The gradual time frame to bring the brand to light was very deliberate, according to Ohlsson. “When you launch a brand, you want to make sure that you don't do it just by saying ‘Hey, today's a great day to be in the extended-stay marketplace!’” he said. “We looked at the segment, we looked at the space, we looked at the prototypes. We looked at the building costs. We looked at how many markets are out there that are underrepresented in that segment. And when putting all that together—that's how you launch a brand.” When a company plans a launch like this, he added, “you better have all your homework done. And that's what we did. We took our time with it to make sure we're doing it in the right timeframe.”

Beyond selecting developers who are already familiar with the extended-stay segment, Wyndham wanted partners who know where the biggest demand for extended-stay is. “We've also worked with some brokers who are identifying markets for us right now,” Ohlsson said. The company also engaged a third-party firm to rate all the sites under consideration to make sure Wyndham is only looking at “top-tier extended-stay markets, so that when the first hotels open, which will be next year, they're opening into the strongest markets in the country.”

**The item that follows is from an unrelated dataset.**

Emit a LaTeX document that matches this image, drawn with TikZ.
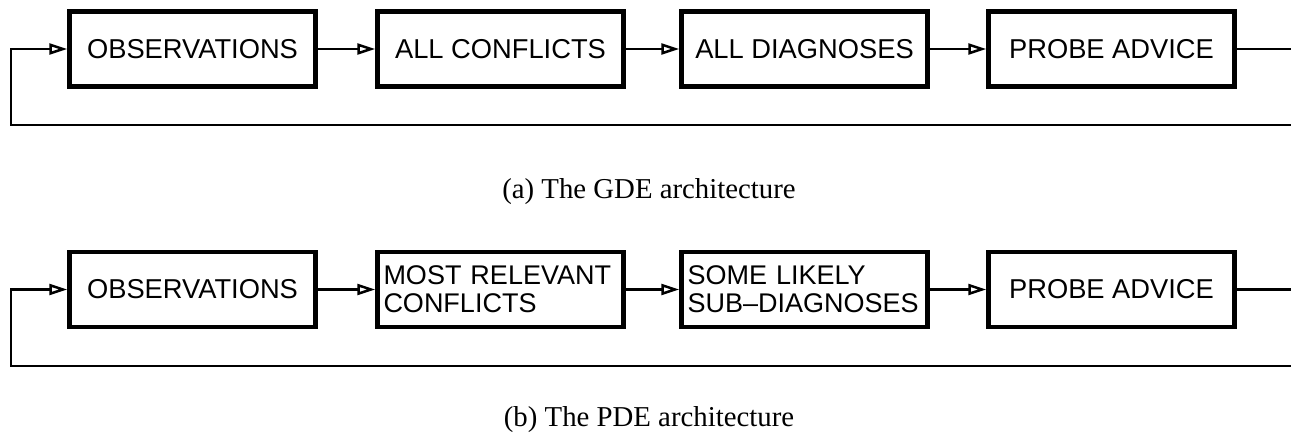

The first ECHO Suites broke ground in September as part of an agreement with Dallas-based Gulf Coast Hotel Management. The second and third hotels will break ground today in Sterling, Va., and Richmond, Va., developed by Richmond-based Sandpiper Hospitality. According to Carter Rise, founder and CEO of The Sandpiper Group of Companies, the development firm is planning 27 properties under the ECHO Suites flag. 

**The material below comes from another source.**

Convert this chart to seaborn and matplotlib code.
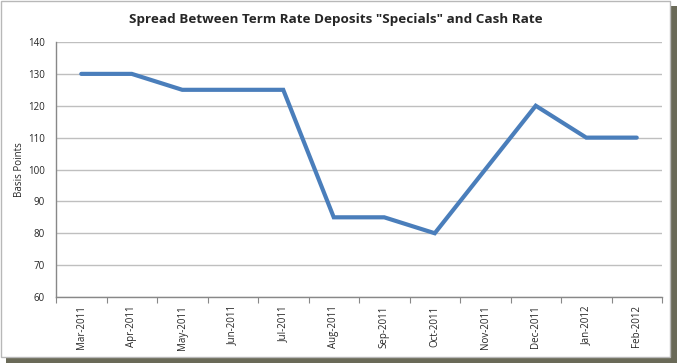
import matplotlib

matplotlib.use('Agg')
import matplotlib.pyplot as plt
from matplotlib.patches import Rectangle
import numpy as np
import seaborn as sns

months = ['Mar-2011', 'Apr-2011', 'May-2011', 'Jun-2011', 'Jul-2011', 'Aug-2011',
          'Sep-2011', 'Oct-2011', 'Nov-2011', 'Dec-2011', 'Jan-2012', 'Feb-2012']
spread = [130, 130, 125, 125, 125, 85, 85, 80, 100, 120, 110, 110]
y_ticks = [60, 70, 80, 90, 100, 110, 120, 130, 140]

sns.set_style('white')
plt.rcParams['font.family'] = ['Open Sans', 'DejaVu Sans']

fig = plt.figure(figsize=(6.77, 3.63), dpi=100)
W, H = 677, 363

# frame with drop shadow (screenshot look)
fig.patches.append(Rectangle((6 / W, 0), 671 / W, 7 / H, transform=fig.transFigure,
                             facecolor='#6a6a58', edgecolor='none', zorder=0))
fig.patches.append(Rectangle((670 / W, 0), 7 / W, 357 / H, transform=fig.transFigure,
                             facecolor='#6a6a58', edgecolor='none', zorder=0))
fig.patches.append(Rectangle((1 / W, 6 / H), 669 / W, 356 / H, transform=fig.transFigure,
                             facecolor='white', edgecolor='#b8b8b8', lw=1, zorder=1))

ax = fig.add_axes([56 / W, (H - 297) / H, (662 - 56) / W, (297 - 42) / H])
ax.set_zorder(2)
ax.patch.set_alpha(0)

x = np.arange(len(months))
sns.lineplot(x=x, y=spread, ax=ax, color='#4a7ebb', lw=3.0, solid_joinstyle='miter')

ax.set_ylim(60, 140)
ax.set_xlim(-0.5, len(months) - 0.5)
ax.set_yticks(y_ticks)
ax.set_yticklabels([str(v) for v in y_ticks], fontsize=7)
ax.grid(axis='y', color='#bfbfbf', lw=1)
ax.grid(axis='x', visible=False)

# ticks between categories, labels at centres
ax.set_xticks(np.arange(-0.5, len(months)), labels=[''] * (len(months) + 1))
ax.set_xticks(x, labels=months, minor=True, rotation=90, fontsize=7)
ax.tick_params(axis='x', which='major', length=4, color='#888888', direction='out', bottom=True)
ax.tick_params(axis='x', which='minor', length=0, pad=6)
ax.tick_params(axis='y', length=0, pad=8)

for s in ['top', 'right']:
    ax.spines[s].set_visible(False)
for s in ['left', 'bottom']:
    ax.spines[s].set_color('#888888')
    ax.spines[s].set_linewidth(1)

ax.set_ylabel('Basis Points', fontsize=7, labelpad=2)
ax.set_xlabel('')
fig.text(336 / W, 1 - 20 / H, 'Spread Between Term Rate Deposits "Specials" and Cash Rate',
         ha='center', va='center', fontsize=9.7, fontweight='bold')

fig.savefig('out.png', dpi=100)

The decision to partner with Gulf Coast and Sandpiper was “easy,” Ohlsson said. Before announcing the brand publicly or engaging with any owners, the development team spent about a year figuring out ECHO’s prototype and determining what niche it would fill. “And then we brought in about 12 developers, and right at the onset, you could tell the engagement of Sandpiper and Gulf Coast and how they were so excited about the brand, how they believed in the segment, how engaged they were in the operations model [and] the prototype models.” The developers offered feedback on the prototype, and Ohlsson said the Wyndham team was “excited” to refine the product as they determined what would attract their target demographic. Ultimately, he estimates the first properties under construction are the fourth iteration of the Echo prototype. “We've taken our time and done it right.”

The New ECHO

According to Wyndham, the new-build 124-room ECHO Suites prototype requires just under two acres of land. Coming in at approximately 50,000 square-feet—nearly 74 percent of which is rentable—individual rooms average 300 square feet. The rooms consist of single- and two-queen studio suites with kitchens. Public spaces include a lobby, fitness center and 24/7 guest laundry.

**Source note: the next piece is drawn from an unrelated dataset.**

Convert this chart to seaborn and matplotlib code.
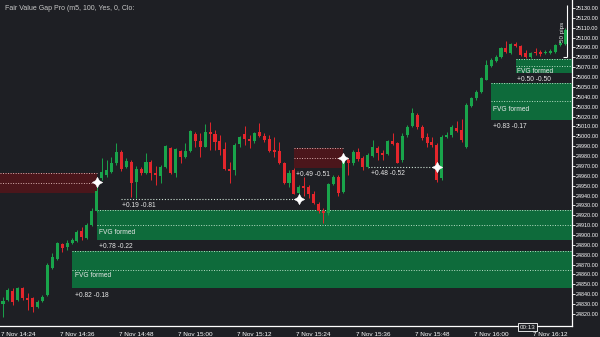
import numpy as np
import pandas as pd
import matplotlib
matplotlib.use("Agg")
import matplotlib.pyplot as plt
import matplotlib.transforms as mtransforms
import seaborn as sns

# ---------------- data (1-minute candles, 7 Nov 14:21 .. 16:15) ----------------
opens = [24830, 24834, 24843, 24834, 24846, 24836, 24836, 24827, 24833, 24839,
         24867, 24876, 24891, 24888, 24892, 24894, 24904, 24897, 24910, 24924,
         24958, 24961, 24964, 24973, 24984, 24969, 24974, 24954, 24967, 24963,
         24974, 24963, 24960, 24969, 24988, 24963, 24985, 24979, 24985, 25002,
         24995, 24989, 25004, 25002, 24995, 24987, 24967, 24966, 24992, 25002,
         24997, 24995, 25004, 25000, 24997, 24986, 24985, 24973, 24953, 24966,
         24943, 24950, 24949, 24942, 24931, 24924, 24922, 24952, 24959, 24944,
         24976, 24973, 24984, 24978, 24969, 24980, 24988, 24983, 24982, 24995,
         24993, 24976, 25001, 25010, 25022, 25009, 24999, 24994, 24991, 24958,
         24999, 25001, 25008, 25006, 24989, 25031, 25039, 25045, 25057, 25071,
         25076, 25080, 25089, 25084, 25094, 25091, 25084, 25080, 25085, 25085,
         25084, 25084, 25085, 25092, 25094]
highs = [24837, 24846, 24846, 24847, 24847, 24841, 24837, 24834, 24839, 24872,
         24882, 24893, 24892, 24895, 24897, 24905, 24908, 24912, 24927, 24953,
         24978, 24976, 24979, 24993, 24986, 24978, 24976, 24970, 24969, 24983,
         24976, 24970, 24971, 24991, 24989, 24988, 24986, 24993, 25006, 25004,
         25003, 25012, 25014, 25006, 25001, 24994, 24974, 24993, 25000, 25010,
         25001, 25004, 25013, 25003, 25001, 24999, 24994, 24974, 24966, 24968,
         24951, 24959, 24951, 24945, 24933, 24927, 24953, 24961, 24961, 24979,
         24978, 24986, 24988, 24980, 24983, 24996, 24990, 24986, 24996, 25003,
         24994, 25003, 25011, 25029, 25024, 25011, 25003, 24999, 24993, 25001,
         25004, 25011, 25016, 25018, 25034, 25040, 25047, 25060, 25077, 25079,
         25082, 25090, 25097, 25095, 25096, 25092, 25087, 25085, 25089, 25087,
         25087, 25088, 25094, 25097, 25110]
lows = [24817, 24833, 24829, 24833, 24834, 24824, 24822, 24826, 24832, 24838,
        24866, 24875, 24883, 24885, 24891, 24893, 24895, 24896, 24909, 24923,
        24956, 24959, 24963, 24971, 24965, 24968, 24938, 24937, 24961, 24962,
        24956, 24951, 24953, 24968, 24962, 24959, 24973, 24978, 24984, 24989,
        24979, 24989, 24986, 24986, 24981, 24966, 24953, 24961, 24989, 24991,
        24988, 24993, 24999, 24994, 24984, 24979, 24972, 24952, 24949, 24942,
        24942, 24940, 24937, 24931, 24922, 24912, 24920, 24951, 24940, 24943,
        24961, 24971, 24975, 24966, 24968, 24979, 24976, 24976, 24981, 24991,
        24973, 24974, 24999, 25009, 25007, 24996, 24989, 24989, 24954, 24956,
        24998, 24999, 25004, 24994, 24988, 25030, 25037, 25044, 25057, 25070,
        25075, 25079, 25084, 25083, 25090, 25081, 25079, 25079, 25082, 25081,
        25083, 25083, 25084, 25091, 25093]
closes = [24833, 24844, 24832, 24846, 24836, 24834, 24827, 24832, 24837, 24870,
          24878, 24892, 24887, 24892, 24895, 24903, 24898, 24910, 24924, 24945,
          24964, 24966, 24973, 24984, 24967, 24975, 24953, 24967, 24963, 24974,
          24963, 24961, 24969, 24990, 24963, 24987, 24979, 24985, 25005, 24995,
          24989, 25004, 25002, 24994, 24986, 24967, 24965, 24991, 24999, 24997,
          24995, 25003, 25000, 24996, 24985, 24984, 24973, 24953, 24963, 24942,
          24949, 24948, 24942, 24932, 24924, 24922, 24952, 24959, 24943, 24976,
          24973, 24984, 24977, 24969, 24981, 24989, 24983, 24981, 24995, 24992,
          24973, 25000, 25009, 25024, 25009, 24998, 24993, 24991, 24956, 24999,
          25001, 25009, 25005, 24996, 25032, 25039, 25045, 25059, 25072, 25077,
          25080, 25089, 25085, 25094, 25091, 25082, 25080, 25084, 25084, 25083,
          25085, 25086, 25092, 25095, 25108]

x_tick_labels = ["7 Nov 14:24", "7 Nov 14:36", "7 Nov 14:48", "7 Nov 15:00",
                 "7 Nov 15:12", "7 Nov 15:24", "7 Nov 15:36", "7 Nov 15:48",
                 "7 Nov 16:00", "7 Nov 16:12"]
x_tick_candles = [3, 15, 27, 39, 51, 63, 75, 87, 99, 111]
y_tick_values = list(range(24820, 25131, 10))

title_text = "Fair Value Gap Pro (m5, 100, Yes, 0, Clo:"

# bearish zones (start candle, end candle, top, bottom, label)
red_zone_start = [-1, 59]
red_zone_end = [19, 69]
red_zone_top = [24963, 24988]
red_zone_bottom = [24943, 24968]
red_zone_label = ["", "+0.49 -0.51"]

# bullish FVG zones (start candle, top, bottom, label)
green_zone_start = [19, 14, 99, 104]
green_zone_top = [24925, 24884, 25054, 25078]
green_zone_bottom = [24895, 24846, 25017, 25064]
green_zone_label = ["+0.78 -0.22", "+0.82 -0.18", "+0.83 -0.17", "+0.50 -0.50"]

# mitigated levels (dotted lines)
level_start = [24, 74]
level_end = [60, 88]
level_price = [24936, 24969]
level_label = ["+0.19 -0.81", "+0.48 -0.52"]

cross_x = [19, 69, 60, 88]
cross_y = [24954, 24978, 24936, 24969]

pips_low, pips_high = 25080, 25133
pips_label = "50 pips"
countdown = "00:13"

# ---------------- styling ----------------
BG = "#1e1f24"
GREEN = "#19a44b"
RED = "#e4262c"
ZONE_GREEN = "#0e6b3b"
ZONE_RED = "#4b161b"
TXT = "#e8e8e8"

sns.set_style("dark", rc={"axes.facecolor": BG, "figure.facecolor": BG,
                          "axes.edgecolor": "white", "grid.color": BG})
plt.rcParams["font.family"] = ["Liberation Sans", "DejaVu Sans"]

df = pd.DataFrame({"open": opens, "high": highs, "low": lows, "close": closes})
df["i"] = np.arange(len(df))
df["up"] = df["close"] >= df["open"]
df["col"] = np.where(df["up"], GREEN, RED)

fig = plt.figure(figsize=(6, 3.37), dpi=100)
ax = fig.add_axes([0, 11 / 337, 572 / 600, 326 / 337])
XL = (-0.61, 115.4)
ax.set_xlim(*XL)
ax.set_ylim(24807.8, 25138.1)

dot = (0, (1, 1.6))

# zones
for s, e, t, b in zip(red_zone_start, red_zone_end, red_zone_top, red_zone_bottom):
    s = max(s, XL[0])
    ax.fill_between([s, e], b, t, color=ZONE_RED, lw=0, zorder=1)
    ax.hlines([t, (t + b) / 2], s, e, colors="#d9b0b0", lw=0.7, linestyles=dot, zorder=1.5)
for s, t, b in zip(green_zone_start, green_zone_top, green_zone_bottom):
    ax.fill_between([s, XL[1]], b, t, color=ZONE_GREEN, lw=0, zorder=1)
    ax.hlines([t, (t + b) / 2], s, XL[1], colors="#b9dec6", lw=0.7, linestyles=dot, zorder=1.5)

for s, e, p in zip(level_start, level_end, level_price):
    ax.hlines(p, s, e, colors="#cfe3d6", lw=0.8, linestyles=dot, zorder=1.5)

# candles
ax.vlines(df["i"], df["low"], df["high"], colors=df["col"], lw=0.7, zorder=3)
body_lo = np.minimum(df["open"], df["close"])
body_h = np.maximum(np.abs(df["close"] - df["open"]), 0.9)
ax.bar(df["i"], body_h, bottom=body_lo, width=0.62, color=df["col"], lw=0, zorder=4)

# crosses
sns.scatterplot(x=cross_x, y=cross_y, ax=ax, marker=(4, 1, 0), s=55, color="white",
                edgecolor="white", linewidth=0.4, zorder=6, legend=False)

# texts
fs = 4.8
ax.text(59.5, 24961, red_zone_label[1], color=TXT, fontsize=fs, va="center", zorder=7)
gl_pos = [(19.5, 24888), (14.6, 24839), (99.4, 25010), (104.3, 25058)]
gf_pos = [(19.5, 24903), (14.6, 24859), (99.4, 25027), (104.3, 25066)]
for (x, y), lab in zip(gl_pos, green_zone_label):
    ax.text(x, y, lab, color=TXT, fontsize=fs, va="center", zorder=7)
for (x, y) in gf_pos:
    ax.text(x, y, "FVG formed", color=TXT, fontsize=fs, va="center", zorder=7)
lv_pos = [(24.2, 24930), (74.6, 24962)]
for (x, y), lab in zip(lv_pos, level_label):
    ax.text(x, y, lab, color=TXT, fontsize=fs, va="center", zorder=7)

# 50 pips bracket
ax.vlines(114.4, pips_low, pips_high, colors="white", lw=0.8, zorder=7)
ax.hlines(pips_low, 113.6, 114.4, colors="white", lw=0.8, zorder=7)
ax.text(113.5, 25106, pips_label, color=TXT, fontsize=4.5, rotation=90,
        ha="center", va="center", zorder=7)

# title
ax.text(0.009, 0.975, title_text, transform=ax.transAxes, color="#c8c8c8",
        fontsize=5, va="center", ha="left")

# axes
for sp in ["top", "left"]:
    ax.spines[sp].set_visible(False)
for sp in ["right", "bottom"]:
    ax.spines[sp].set_color("white")
    ax.spines[sp].set_linewidth(0.9)
ax.yaxis.tick_right()
ax.set_yticks(y_tick_values)
ax.set_yticklabels([f"{v:.2f}" for v in y_tick_values])
ax.set_xticks(x_tick_candles)
ax.set_xticklabels(x_tick_labels)
ax.tick_params(axis="y", colors="white", labelsize=3.9, length=2, width=0.6, pad=1)
ax.tick_params(axis="x", colors="white", labelsize=4.6, length=3, width=0.6, pad=1)
ax.grid(False)
ax.set_xlabel("")
ax.set_ylabel("")

# countdown box
trans = mtransforms.blended_transform_factory(ax.transData, ax.transAxes)
ax.text(106.4, -0.004, countdown, transform=trans, color=TXT, fontsize=4.5,
        ha="center", va="center", clip_on=False, zorder=8,
        bbox=dict(boxstyle="square,pad=0.25", fc=BG, ec="white", lw=0.6))

fig.savefig("out.png", dpi=100, facecolor=BG)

An important factor for Ohlsson was the decision to make the brand all new-construction. “We felt having a brand that was built and designed for this segment—and, as a prototype, purpose-built for this segment—was something different [and] unique than a lot of other companies that have been in the space,” he said. 

In 2021, the extended-stay segment outperformed all other chain scales with occupancy running nearly 20 points higher than all other U.S. segments combined. More recently, Q3 2022 industry data from STR shows guests checking into economy and midscale extended stay hotels at a higher rate (76 percent) than that of traditional economy and midscale hotels (62 percent).

Ohlsson sees no plateau in sight for extended-stay hotels. “As the segment becomes stronger, we think it becomes stronger in the consumer's mind of staying at purely extended-stay hotels rather than staying at transient properties for a longer period of time,” he said. “Because of that, we see a very very long runway here.”

Wyndham Hotels & Resorts has approximately 9,100 hotels open in more than 95 countries.